Quelles sont les principaux obstacles rencontrés par l’équipe première, en plus de ceux déjà évoqués ?
Le troisième obstacle de taille est que nous sommes orphelins d’un camp de base. Le nouveau stade est un super outil, mais il nous manque encore un vrai centre d’entraînement. Je sais que c’est compliqué et que ça représente un coût, et je ne veux pas paraître arrogant. Mais il s’agit d’une réelle urgence pour nous d’avoir un jour ce terrain rien qu’à nous. Aujourd’hui, on se prépare essentiellement sur des terrains que des clubs nous mettent à disposition. Là, avant le match de la République tchèque, on va devoir s’entraîner sur trois terrains différents en trois jours. Ce n’est pas très confortable.
Vous misez beaucoup sur la formation. Où en êtes-vous et quelles sont les marges de progression ?
C’est en effet un point fort de notre stratégie avec, en plus, les programmes de formations des entraîneurs avec la fédération internationale de rugby. On fait également pareil avec les arbitres et les bénévoles. Chez les jeunes, nous avons environ trente joueurs de 14 à 18 ans qui font partie du programme Luxembourg Rugby Academy, qui leur permet de s’entraîner jusqu’à six fois par semaine en plus de séances avec leurs clubs.

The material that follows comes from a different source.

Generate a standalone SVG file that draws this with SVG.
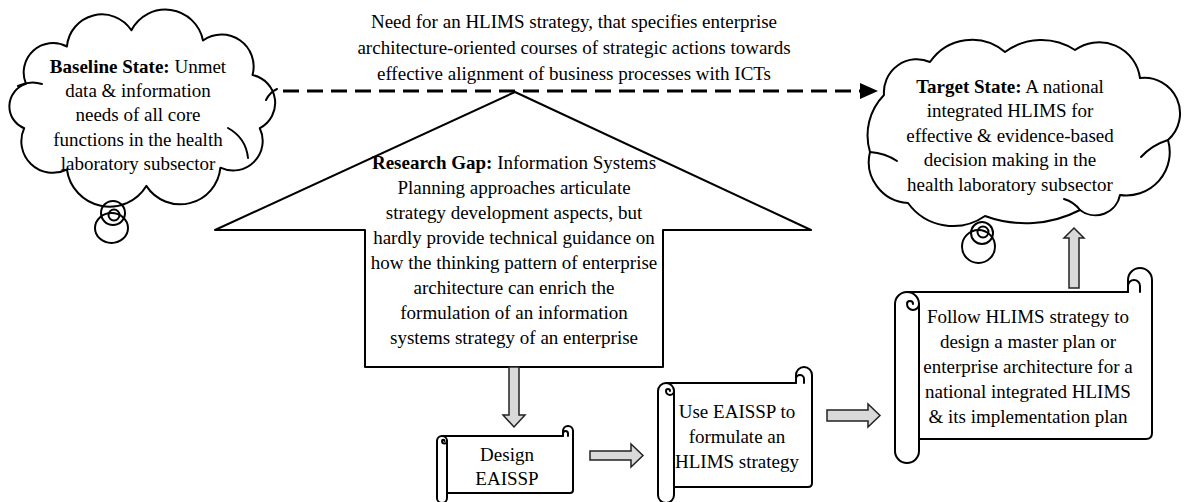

Il s’agit d’un véritable double projet basé à la fois sur la réussite sportive et scolaire. Notre volonté est de préparer les jeunes générations au niveau international. Nos U18, U16 et U14 ont un entraînement mensuel, on leur trouve des compétitions avec du niveau, et ils bénéficient des mêmes modèles d’organisation que les seniors. C’est d’ailleurs une grosse partie de mon travail, de préparer la suite, l’avenir, et de créer un vivier de joueurs de niveau international, notamment pour atteindre cet objectif de Top 50.
Quels sont les meilleurs leviers pour amener les Luxembourgeois vers le rugby, que ce soit du côté des licenciés ou des spectateurs ?
Le meilleur levier est de se faire connaître, d’être plus présents dans la communication. Nous devons aussi être attractifs par le jeu et le spectacles proposés. Nous devons donner du plaisir aux supporters. Nous devons jouer, prendre des risques, nous lâcher, c’est là que se trouve la bonne recette selon moi.
Luxembourg-République tchèque, samedi 27 novembre à 18h, au stade de Luxembourg.